FL State House: Both parties chose their nominees Tuesday for the Jan. 16 special election for a swingy GOP-held seat in the Florida House that Democrats are working to flip.
Democratic primary voters picked businessman Tom Keen 36-33 over Rishi Bagga, who narrowly beat him last year before losing to GOP incumbent Fred Hawkins. Republicans, meanwhile, opted for Osceola County School Board member Erika Booth, who beat nonprofit consultant Scotty Moore 49-34. (Moore was the GOP's 2022 nominee against Democratic Rep. Darren Soto.)
Joe Biden carried the 35th District 52-47 in 2020, though Republican Gov. Ron DeSantis won the same district by an imposing 56-43 spread last year, according to one analysis. Democrats, however, are hoping that victory in this suburban Orlando district would give them another chance to show they're on the rebound heading into next year's elections.
Hawkins decisively won his second term last year by beating Bagga 55-45, but he wasn't content to serve much longer in the 120-member lower chamber. DeSantis, a close ally, tapped Hawkins to serve as president of South Florida State College in June, even though, as many reports noted, Hawkins had no background in higher education.
(The relationship between the two, incidentally, seems to have experienced quite a turnaround from just a few years ago, when DeSantis suspended Hawkins from his post on the Osceola County Commission after he tried to enter a private meeting by pretending to be a sheriff and flashing an honorary "special deputy" badge.")
DeSantis tarried in scheduling a special election to fill Hawkins' seat, acting only after the ACLU sued him for failing to call a different special election in a dark-red district in the Miami area. Republicans currently hold an 83-35 supermajority in the House with only those two seats vacant, but both sides will contest the Keen-Booth showdown, though it won't threaten the GOP's iron grip on the gerrymandered legislature.
Democrats, in particular, are eager to turn the page on a dispiriting decade in this longtime swing state, an era that hit a nadir last year as DeSantis and Republican Sen. Marco Rubio both pulled off landslide victories. But Democrats finally enjoyed some long-awaited good news in May when Donna Deegan pulled off a 52-48 upset in the race for mayor of Jacksonville, a city that DeSantis had carried 55-44 just six months earlier. If Keen can manage a similar swing, Florida Democrats would be able to argue that Deegan's win was no fluke.
National Democrats looking to hold the White House and the Senate will also be keeping an eye on this special as they mull whether to invest massive sums in Florida or send those resources elsewhere.

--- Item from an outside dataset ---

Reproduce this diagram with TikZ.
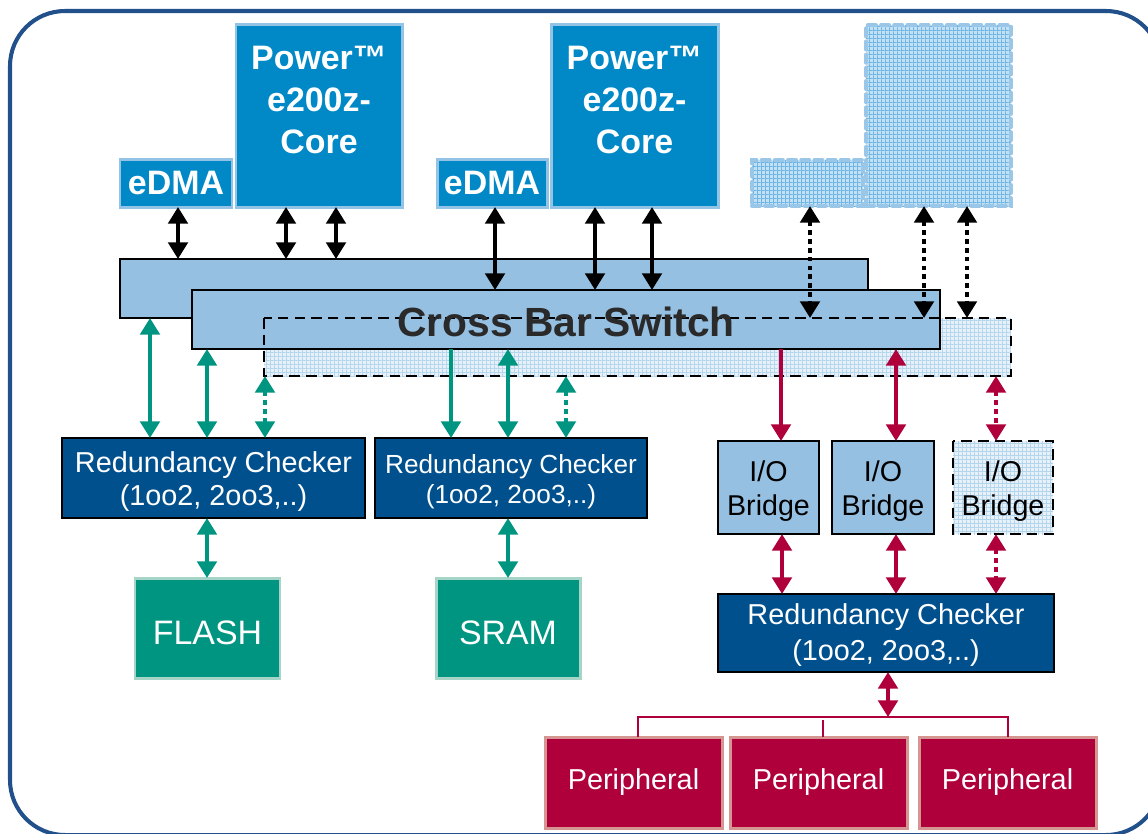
\documentclass[tikz,border=0pt]{standalone}
\usepackage{fontspec}
\setmainfont{Liberation Sans}
\usetikzlibrary{arrows.meta,patterns}
\pgfdeclarepatternformonly{finegrid}{\pgfpointorigin}{\pgfqpoint{2.2pt}{2.2pt}}{\pgfqpoint{2.2pt}{2.2pt}}{%
  \pgfpathrectangle{\pgfpointorigin}{\pgfqpoint{2.2pt}{0.5pt}}%
  \pgfpathrectangle{\pgfpointorigin}{\pgfqpoint{0.5pt}{2.2pt}}%
  \pgfusepath{fill}}
\definecolor{framec}{HTML}{21508A}
\definecolor{corefill}{HTML}{0088C7}
\definecolor{coreborder}{HTML}{93C3E5}
\definecolor{barfill}{HTML}{95C0E2}
\definecolor{hatchbg}{HTML}{C4E1F4}
\definecolor{hatchfg}{HTML}{6DB5E4}
\definecolor{hatchline}{HTML}{9AC6E7}
\definecolor{lhatchbg}{HTML}{E6F1F9}
\definecolor{lhatchfg}{HTML}{B3D5EC}
\definecolor{rcfill}{HTML}{00508E}
\definecolor{grn}{HTML}{009581}
\definecolor{grnborder}{HTML}{A6D4C6}
\definecolor{rd}{HTML}{AF003B}
\definecolor{rdborder}{HTML}{D59590}
\definecolor{xbtext}{HTML}{2A2A2A}
\newcommand{\dn}[1]{\rule{0pt}{#1}}
\begin{document}
\begin{tikzpicture}[x=0.02cm,y=-0.02cm,
  wh/.style 2 args={minimum width=#1*0.02cm, minimum height=#2*0.02cm},
  base/.style={inner sep=0pt, outer sep=0pt, align=center},
  corebox/.style={base, fill=corefill, draw=coreborder, line width=1.7pt, text=white, font=\bfseries\fontsize{19.3}{23.8}\selectfont},
  hatchbox/.style={base, draw=hatchline, line width=2.3pt, dash pattern=on 4.5pt off 3pt, line cap=round, preaction={fill=hatchbg}, pattern=finegrid, pattern color=hatchfg},
  lhatch/.style={preaction={fill=lhatchbg}, pattern=finegrid, pattern color=lhatchfg},
  barbox/.style={base, fill=barfill, draw=black, line width=1.4pt},
  rcbox/.style={base, fill=rcfill, draw=black, line width=1.4pt, text=white, font=\fontsize{16.4}{18.7}\selectfont},
  iobox/.style={base, fill=barfill, draw=black, line width=1.4pt, text=black, font=\fontsize{16.3}{19.8}\selectfont},
  membox/.style={base, fill=grn, draw=grnborder, line width=1.7pt, text=white, font=\fontsize{19.3}{23}\selectfont},
  perbox/.style={base, fill=rd, draw=rdborder, line width=1.7pt, text=white, font=\fontsize{16.4}{19}\selectfont},
  barr/.style={line width=2.3pt, black, {Triangle[width=11pt,length=9.5pt]}-{Triangle[width=11pt,length=9.5pt]}},
  garr/.style={line width=2.8pt, grn, {Triangle[width=11pt,length=9.5pt]}-{Triangle[width=11pt,length=9.5pt]}},
  gsarr/.style={line width=2.8pt, grn, -{Triangle[width=11pt,length=9.5pt]}},
  rarr/.style={line width=2.8pt, rd, {Triangle[width=11pt,length=9.5pt]}-{Triangle[width=11pt,length=9.5pt]}},
  rsarr/.style={line width=2.8pt, rd, -{Triangle[width=11pt,length=9.5pt]}},
  dots/.style={dash pattern=on 2.6pt off 2.4pt},
  dbord/.style={black, line width=1.6pt, dash pattern=on 6pt off 3.5pt},
  rline/.style={line width=1.2pt, rd}
]
\useasboundingbox (0,0) rectangle (1148,833);
\clip (0,0) rectangle (1148,833);
% frame
\draw[framec, line width=2.3pt, rounded corners=1.1cm] (10,11) rectangle (1161,835);

% top blocks
\node[corebox, wh={112}{48}] (edma1) at (176,183) {eDMA};
\node[corebox, wh={166}{183}] (core1) at (319,115.5) {};
\node[corebox, draw=none, fill=none] (core1t) at (319,100) {Power™\\e200z-\\Core};
\node[corebox, wh={110}{48}] (edma2) at (492,183) {eDMA};
\node[corebox, wh={167}{183}] (core2) at (634.5,115.5) {};
\node[corebox, draw=none, fill=none] (core2t) at (634.5,100) {Power™\\e200z-\\Core};
\node[hatchbox, wh={111}{46}] (hs) at (807.5,183) {};
\node[hatchbox, wh={145}{181}] (hb) at (938.5,115.5) {};

% cross bar
\node[barbox, wh={748}{59}] (back) at (494,288.5) {};
\node[base, wh={747}{58}, lhatch] (xbd) at (637.5,347) {};
\node[barbox, wh={748}{59}] (front) at (566,319.5) {};
\draw[dbord] (xbd.north west) rectangle (xbd.south east);
\node[base, text=xbtext, font=\bfseries\fontsize{23.2}{28}\selectfont] (xbtext) at (566,322) {Cross Bar Switch};

% middle
\node[rcbox, wh={303}{80}] (rc1) at (213.5,478) {\dn{15.5pt}Redundancy Checker\\(1oo2, 2oo3,..)};
\node[rcbox, wh={272}{80}, font=\fontsize{14.9}{17}\selectfont] (rc2) at (511,478) {\dn{15pt}Redundancy Checker\\(1oo2, 2oo3,..)};
\node[membox, wh={145}{100}] (flash) at (207.5,628) {\dn{18.5pt}FLASH};
\node[membox, wh={144}{100}] (sram) at (508,628) {\dn{18.5pt}SRAM};
\node[iobox, wh={101}{93}] (iob1) at (768.5,487.5) {\dn{16pt}I/O\\Bridge};
\node[iobox, wh={102}{93}] (iob2) at (883,487.5) {\dn{16pt}I/O\\Bridge};
\node[iobox, wh={100}{93}, fill=none, draw=none, lhatch] (iob3) at (1003,487.5) {\dn{16pt}I/O\\Bridge};
\draw[dbord] (iob3.north west) rectangle (iob3.south east);
\node[rcbox, wh={336}{78}, font=\fontsize{16.4}{20.4}\selectfont] (rc3) at (886,633) {\dn{14pt}Redundancy Checker\\(1oo2, 2oo3,..)};

% peripherals
\node[perbox, wh={177}{91}] (p1) at (633.5,782.5) {Peripheral};
\node[perbox, wh={177}{91}] (p2) at (818.5,782.5) {Peripheral};
\node[perbox, wh={177}{91}] (p3) at (1007.5,782.5) {Peripheral};
\coordinate (brk) at (888,717);

% black arrows
\draw[barr] (178,0 |- edma1.south) -- (178,0 |- back.north);
\draw[barr] (286,0 |- core1.south) -- (286,0 |- back.north);
\draw[barr] (336,0 |- core1.south) -- (336,0 |- back.north);
\draw[barr] (495,0 |- edma2.south) -- (495,0 |- front.north);
\draw[barr] (595,0 |- core2.south) -- (595,0 |- front.north);
\draw[barr] (652,0 |- core2.south) -- (652,0 |- front.north);
\draw[barr, dots] (810,0 |- hs.south) -- (810,0 |- xbd.north);
\draw[barr, dots] (924,0 |- hb.south) -- (924,0 |- xbd.north);
\draw[barr, dots] (967,0 |- hb.south) -- (967,0 |- xbd.north);

% green arrows
\draw[garr] (150,0 |- back.south) -- (150,0 |- rc1.north);
\draw[garr] (207,0 |- front.south) -- (207,0 |- rc1.north);
\draw[garr, dots] (265,0 |- xbd.south) -- (265,0 |- rc1.north);
\draw[gsarr] (451,0 |- front.south) -- (451,0 |- rc2.north);
\draw[garr] (508,0 |- front.south) -- (508,0 |- rc2.north);
\draw[garr, dots] (566,0 |- xbd.south) -- (566,0 |- rc2.north);
\draw[garr] (207,0 |- rc1.south) -- (207,0 |- flash.north);
\draw[garr] (508,0 |- rc2.south) -- (508,0 |- sram.north);

% red arrows
\draw[rsarr] (781,0 |- front.south) -- (781,0 |- iob1.north);
\draw[rarr] (896,0 |- front.south) -- (896,0 |- iob2.north);
\draw[rarr, dots] (996,0 |- xbd.south) -- (996,0 |- iob3.north);
\draw[rarr] (782,0 |- iob1.south) -- (782,0 |- rc3.north);
\draw[rarr] (896,0 |- iob2.south) -- (896,0 |- rc3.north);
\draw[rarr, dots] (996,0 |- iob3.south) -- (996,0 |- rc3.north);
\draw[rarr] (888,0 |- rc3.south) -- (brk);

% bracket
\draw[rline] (638,0 |- p1.north) |- (brk) -| (1008,0 |- p3.north);
\draw[rline] (823,0 |- p2.north) -- (823,720);
\end{tikzpicture}
\end{document}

One person who may be watching particularly closely is former Rep. Debbie Mucarsel-Powell, who is the Democratic frontrunner to take on GOP Sen. Rick Scott. Mucarsel-Powell outraised Scott during her opening fundraising quarter but ended September with $1 million banked versus $3 million for her wealthy opponent. A win for Keen could help her convince donors and outside groups that Democrats are once again a rising force in the state.